#### REQUIREMENT
Reproduce the material word for word; the images stay out.

::::::::

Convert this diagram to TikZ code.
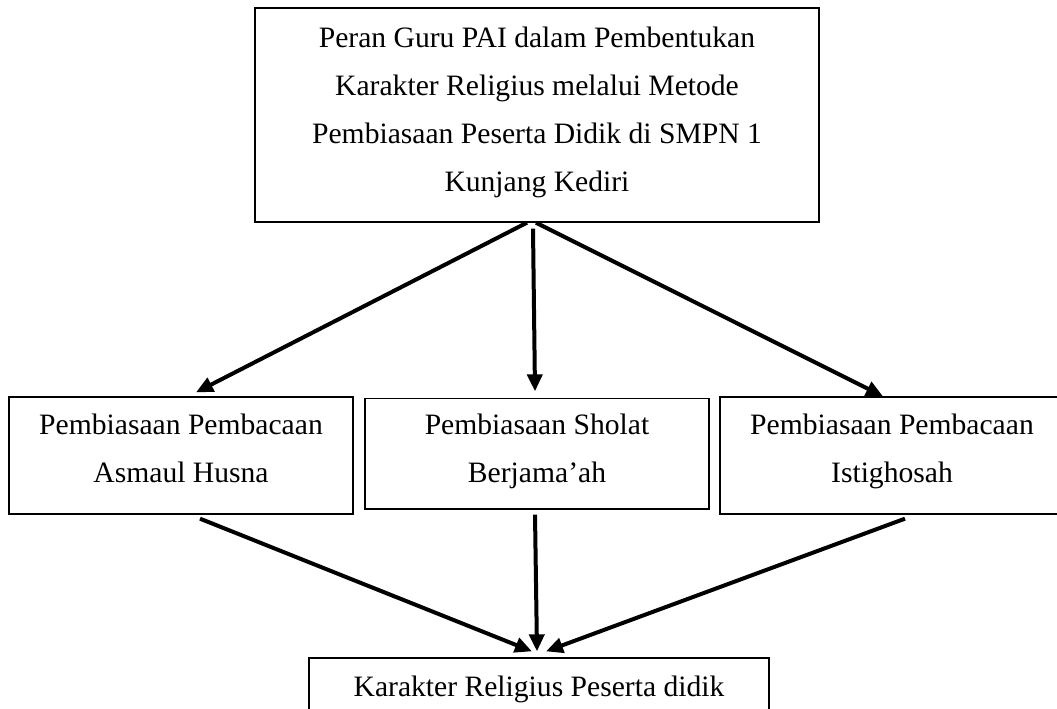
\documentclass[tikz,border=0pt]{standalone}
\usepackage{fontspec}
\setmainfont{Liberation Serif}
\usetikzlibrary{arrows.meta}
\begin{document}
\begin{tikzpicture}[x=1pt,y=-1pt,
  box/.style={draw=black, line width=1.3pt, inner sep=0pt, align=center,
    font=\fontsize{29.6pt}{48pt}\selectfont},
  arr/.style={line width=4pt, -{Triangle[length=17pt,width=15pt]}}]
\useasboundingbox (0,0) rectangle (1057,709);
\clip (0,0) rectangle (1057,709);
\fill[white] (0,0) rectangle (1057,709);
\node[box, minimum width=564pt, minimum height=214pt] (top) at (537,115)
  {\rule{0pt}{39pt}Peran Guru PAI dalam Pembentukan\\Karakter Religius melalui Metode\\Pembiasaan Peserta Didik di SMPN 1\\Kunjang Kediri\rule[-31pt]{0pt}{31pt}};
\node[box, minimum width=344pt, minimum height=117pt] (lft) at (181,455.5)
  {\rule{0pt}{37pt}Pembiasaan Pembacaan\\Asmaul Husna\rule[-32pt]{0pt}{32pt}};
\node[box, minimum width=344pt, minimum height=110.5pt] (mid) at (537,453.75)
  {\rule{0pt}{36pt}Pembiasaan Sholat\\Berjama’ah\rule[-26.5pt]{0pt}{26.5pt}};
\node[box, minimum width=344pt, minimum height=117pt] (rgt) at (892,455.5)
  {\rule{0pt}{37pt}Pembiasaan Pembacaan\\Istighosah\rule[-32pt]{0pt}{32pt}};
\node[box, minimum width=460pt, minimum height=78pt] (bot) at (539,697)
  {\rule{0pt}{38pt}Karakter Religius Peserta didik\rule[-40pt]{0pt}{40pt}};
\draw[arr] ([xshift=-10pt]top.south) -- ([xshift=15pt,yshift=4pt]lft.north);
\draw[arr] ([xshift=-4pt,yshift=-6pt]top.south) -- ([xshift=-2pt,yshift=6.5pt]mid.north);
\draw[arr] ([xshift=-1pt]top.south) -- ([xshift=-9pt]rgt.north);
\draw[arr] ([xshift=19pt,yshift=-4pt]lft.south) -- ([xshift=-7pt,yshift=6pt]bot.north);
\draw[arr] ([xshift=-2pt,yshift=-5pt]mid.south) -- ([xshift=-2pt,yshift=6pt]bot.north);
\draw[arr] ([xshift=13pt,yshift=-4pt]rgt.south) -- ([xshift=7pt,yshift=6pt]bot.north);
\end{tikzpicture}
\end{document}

::::::::

#### CORRECT RESULT
Convert this diagram to TikZ code.
\documentclass[tikz,border=0pt]{standalone}
\usepackage{fontspec}
\setmainfont{Liberation Serif}
\usetikzlibrary{arrows.meta}
\begin{document}
\begin{tikzpicture}[x=1pt,y=-1pt,
  box/.style={draw=black, line width=1.3pt, inner sep=0pt, align=center,
    font=\fontsize{29.6pt}{48pt}\selectfont},
  arr/.style={line width=4pt, -{Triangle[length=17pt,width=15pt]}}]
\useasboundingbox (0,0) rectangle (1057,709);
\clip (0,0) rectangle (1057,709);
\fill[white] (0,0) rectangle (1057,709);
\node[box, minimum width=564pt, minimum height=214pt] (top) at (537,115)
  {\rule{0pt}{39pt}Peran Guru PAI dalam Pembentukan\\Karakter Religius melalui Metode\\Pembiasaan Peserta Didik di SMPN 1\\Kunjang Kediri\rule[-31pt]{0pt}{31pt}};
\node[box, minimum width=344pt, minimum height=117pt] (lft) at (181,455.5)
  {\rule{0pt}{37pt}Pembiasaan Pembacaan\\Asmaul Husna\rule[-32pt]{0pt}{32pt}};
\node[box, minimum width=344pt, minimum height=110.5pt] (mid) at (537,453.75)
  {\rule{0pt}{36pt}Pembiasaan Sholat\\Berjama’ah\rule[-26.5pt]{0pt}{26.5pt}};
\node[box, minimum width=344pt, minimum height=117pt] (rgt) at (892,455.5)
  {\rule{0pt}{37pt}Pembiasaan Pembacaan\\Istighosah\rule[-32pt]{0pt}{32pt}};
\node[box, minimum width=460pt, minimum height=78pt] (bot) at (539,697)
  {\rule{0pt}{38pt}Karakter Religius Peserta didik\rule[-40pt]{0pt}{40pt}};
\draw[arr] ([xshift=-10pt]top.south) -- ([xshift=15pt,yshift=4pt]lft.north);
\draw[arr] ([xshift=-4pt,yshift=-6pt]top.south) -- ([xshift=-2pt,yshift=6.5pt]mid.north);
\draw[arr] ([xshift=-1pt]top.south) -- ([xshift=-9pt]rgt.north);
\draw[arr] ([xshift=19pt,yshift=-4pt]lft.south) -- ([xshift=-7pt,yshift=6pt]bot.north);
\draw[arr] ([xshift=-2pt,yshift=-5pt]mid.south) -- ([xshift=-2pt,yshift=6pt]bot.north);
\draw[arr] ([xshift=13pt,yshift=-4pt]rgt.south) -- ([xshift=7pt,yshift=6pt]bot.north);
\end{tikzpicture}
\end{document}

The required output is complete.